WRITTEN EXERCISE:
No images are to be carried over; print all other material exactly as it stands.

— BEGIN GIVEN DATA —

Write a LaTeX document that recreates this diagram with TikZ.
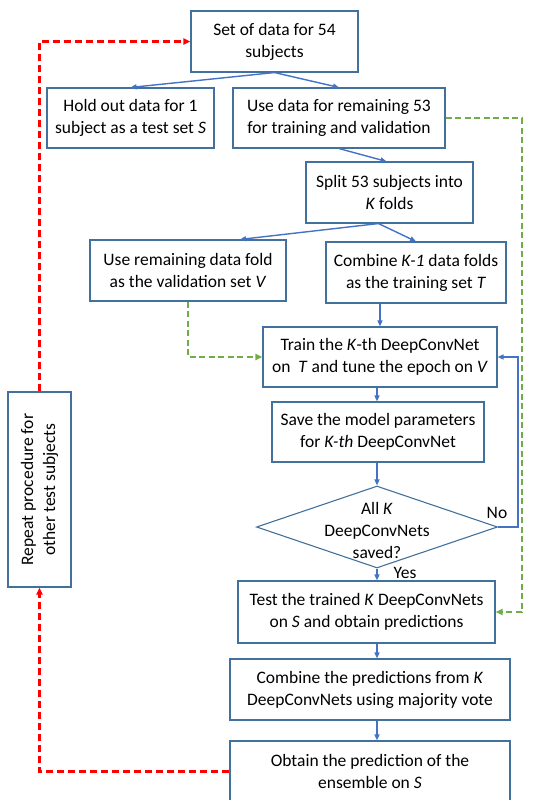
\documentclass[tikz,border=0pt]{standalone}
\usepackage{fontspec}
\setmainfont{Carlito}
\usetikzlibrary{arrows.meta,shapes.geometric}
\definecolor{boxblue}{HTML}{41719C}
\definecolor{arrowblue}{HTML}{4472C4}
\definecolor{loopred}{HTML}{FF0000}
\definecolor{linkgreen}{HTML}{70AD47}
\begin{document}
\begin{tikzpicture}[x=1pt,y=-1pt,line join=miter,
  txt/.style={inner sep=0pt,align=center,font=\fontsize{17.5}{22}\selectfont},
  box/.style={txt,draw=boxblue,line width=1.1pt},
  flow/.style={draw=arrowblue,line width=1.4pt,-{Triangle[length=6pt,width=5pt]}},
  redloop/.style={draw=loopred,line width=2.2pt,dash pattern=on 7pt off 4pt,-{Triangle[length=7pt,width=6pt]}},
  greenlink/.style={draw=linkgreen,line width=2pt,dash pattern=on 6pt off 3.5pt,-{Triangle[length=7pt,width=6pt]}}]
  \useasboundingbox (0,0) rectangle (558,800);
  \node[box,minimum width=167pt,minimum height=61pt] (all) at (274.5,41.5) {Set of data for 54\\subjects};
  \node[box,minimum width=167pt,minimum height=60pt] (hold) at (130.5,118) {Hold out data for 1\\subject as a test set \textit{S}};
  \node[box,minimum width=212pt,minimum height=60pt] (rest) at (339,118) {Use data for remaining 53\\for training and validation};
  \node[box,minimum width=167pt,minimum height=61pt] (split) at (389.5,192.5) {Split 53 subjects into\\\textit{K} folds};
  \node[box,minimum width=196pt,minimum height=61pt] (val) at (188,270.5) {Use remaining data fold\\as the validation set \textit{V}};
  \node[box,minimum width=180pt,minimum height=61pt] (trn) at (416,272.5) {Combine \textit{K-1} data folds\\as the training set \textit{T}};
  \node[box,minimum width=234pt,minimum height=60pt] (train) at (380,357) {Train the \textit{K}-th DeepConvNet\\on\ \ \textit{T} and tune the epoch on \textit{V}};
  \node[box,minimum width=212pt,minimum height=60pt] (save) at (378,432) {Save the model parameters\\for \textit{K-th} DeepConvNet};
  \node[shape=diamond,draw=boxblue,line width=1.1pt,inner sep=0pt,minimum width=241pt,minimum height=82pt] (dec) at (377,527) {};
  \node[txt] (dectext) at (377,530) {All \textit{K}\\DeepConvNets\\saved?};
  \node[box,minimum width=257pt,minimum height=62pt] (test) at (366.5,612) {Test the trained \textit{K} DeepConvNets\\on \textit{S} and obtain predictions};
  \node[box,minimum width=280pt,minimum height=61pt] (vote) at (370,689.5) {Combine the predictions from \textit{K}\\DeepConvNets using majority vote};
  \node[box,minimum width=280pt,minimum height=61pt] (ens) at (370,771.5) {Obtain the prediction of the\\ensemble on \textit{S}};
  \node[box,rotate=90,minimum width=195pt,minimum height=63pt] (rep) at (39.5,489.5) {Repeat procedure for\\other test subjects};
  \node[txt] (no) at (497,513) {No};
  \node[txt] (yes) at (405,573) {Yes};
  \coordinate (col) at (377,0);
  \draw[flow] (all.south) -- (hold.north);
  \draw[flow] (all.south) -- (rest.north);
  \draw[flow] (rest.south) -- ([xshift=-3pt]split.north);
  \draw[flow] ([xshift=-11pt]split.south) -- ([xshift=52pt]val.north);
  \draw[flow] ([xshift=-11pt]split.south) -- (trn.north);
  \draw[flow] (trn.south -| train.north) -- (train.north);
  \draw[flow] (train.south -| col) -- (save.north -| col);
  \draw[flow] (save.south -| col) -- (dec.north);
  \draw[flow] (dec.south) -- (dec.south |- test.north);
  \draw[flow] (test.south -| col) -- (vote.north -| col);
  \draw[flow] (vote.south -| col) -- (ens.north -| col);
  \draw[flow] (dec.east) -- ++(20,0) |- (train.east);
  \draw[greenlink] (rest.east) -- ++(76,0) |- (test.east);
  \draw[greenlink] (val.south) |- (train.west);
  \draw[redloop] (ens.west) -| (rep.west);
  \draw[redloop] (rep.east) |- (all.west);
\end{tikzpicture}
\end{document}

— END GIVEN DATA —

FULL RESPONSE:
Write a LaTeX document that recreates this diagram with TikZ.
\documentclass[tikz,border=0pt]{standalone}
\usepackage{fontspec}
\setmainfont{Carlito}
\usetikzlibrary{arrows.meta,shapes.geometric}
\definecolor{boxblue}{HTML}{41719C}
\definecolor{arrowblue}{HTML}{4472C4}
\definecolor{loopred}{HTML}{FF0000}
\definecolor{linkgreen}{HTML}{70AD47}
\begin{document}
\begin{tikzpicture}[x=1pt,y=-1pt,line join=miter,
  txt/.style={inner sep=0pt,align=center,font=\fontsize{17.5}{22}\selectfont},
  box/.style={txt,draw=boxblue,line width=1.1pt},
  flow/.style={draw=arrowblue,line width=1.4pt,-{Triangle[length=6pt,width=5pt]}},
  redloop/.style={draw=loopred,line width=2.2pt,dash pattern=on 7pt off 4pt,-{Triangle[length=7pt,width=6pt]}},
  greenlink/.style={draw=linkgreen,line width=2pt,dash pattern=on 6pt off 3.5pt,-{Triangle[length=7pt,width=6pt]}}]
  \useasboundingbox (0,0) rectangle (558,800);
  \node[box,minimum width=167pt,minimum height=61pt] (all) at (274.5,41.5) {Set of data for 54\\subjects};
  \node[box,minimum width=167pt,minimum height=60pt] (hold) at (130.5,118) {Hold out data for 1\\subject as a test set \textit{S}};
  \node[box,minimum width=212pt,minimum height=60pt] (rest) at (339,118) {Use data for remaining 53\\for training and validation};
  \node[box,minimum width=167pt,minimum height=61pt] (split) at (389.5,192.5) {Split 53 subjects into\\\textit{K} folds};
  \node[box,minimum width=196pt,minimum height=61pt] (val) at (188,270.5) {Use remaining data fold\\as the validation set \textit{V}};
  \node[box,minimum width=180pt,minimum height=61pt] (trn) at (416,272.5) {Combine \textit{K-1} data folds\\as the training set \textit{T}};
  \node[box,minimum width=234pt,minimum height=60pt] (train) at (380,357) {Train the \textit{K}-th DeepConvNet\\on\ \ \textit{T} and tune the epoch on \textit{V}};
  \node[box,minimum width=212pt,minimum height=60pt] (save) at (378,432) {Save the model parameters\\for \textit{K-th} DeepConvNet};
  \node[shape=diamond,draw=boxblue,line width=1.1pt,inner sep=0pt,minimum width=241pt,minimum height=82pt] (dec) at (377,527) {};
  \node[txt] (dectext) at (377,530) {All \textit{K}\\DeepConvNets\\saved?};
  \node[box,minimum width=257pt,minimum height=62pt] (test) at (366.5,612) {Test the trained \textit{K} DeepConvNets\\on \textit{S} and obtain predictions};
  \node[box,minimum width=280pt,minimum height=61pt] (vote) at (370,689.5) {Combine the predictions from \textit{K}\\DeepConvNets using majority vote};
  \node[box,minimum width=280pt,minimum height=61pt] (ens) at (370,771.5) {Obtain the prediction of the\\ensemble on \textit{S}};
  \node[box,rotate=90,minimum width=195pt,minimum height=63pt] (rep) at (39.5,489.5) {Repeat procedure for\\other test subjects};
  \node[txt] (no) at (497,513) {No};
  \node[txt] (yes) at (405,573) {Yes};
  \coordinate (col) at (377,0);
  \draw[flow] (all.south) -- (hold.north);
  \draw[flow] (all.south) -- (rest.north);
  \draw[flow] (rest.south) -- ([xshift=-3pt]split.north);
  \draw[flow] ([xshift=-11pt]split.south) -- ([xshift=52pt]val.north);
  \draw[flow] ([xshift=-11pt]split.south) -- (trn.north);
  \draw[flow] (trn.south -| train.north) -- (train.north);
  \draw[flow] (train.south -| col) -- (save.north -| col);
  \draw[flow] (save.south -| col) -- (dec.north);
  \draw[flow] (dec.south) -- (dec.south |- test.north);
  \draw[flow] (test.south -| col) -- (vote.north -| col);
  \draw[flow] (vote.south -| col) -- (ens.north -| col);
  \draw[flow] (dec.east) -- ++(20,0) |- (train.east);
  \draw[greenlink] (rest.east) -- ++(76,0) |- (test.east);
  \draw[greenlink] (val.south) |- (train.west);
  \draw[redloop] (ens.west) -| (rep.west);
  \draw[redloop] (rep.east) |- (all.west);
\end{tikzpicture}
\end{document}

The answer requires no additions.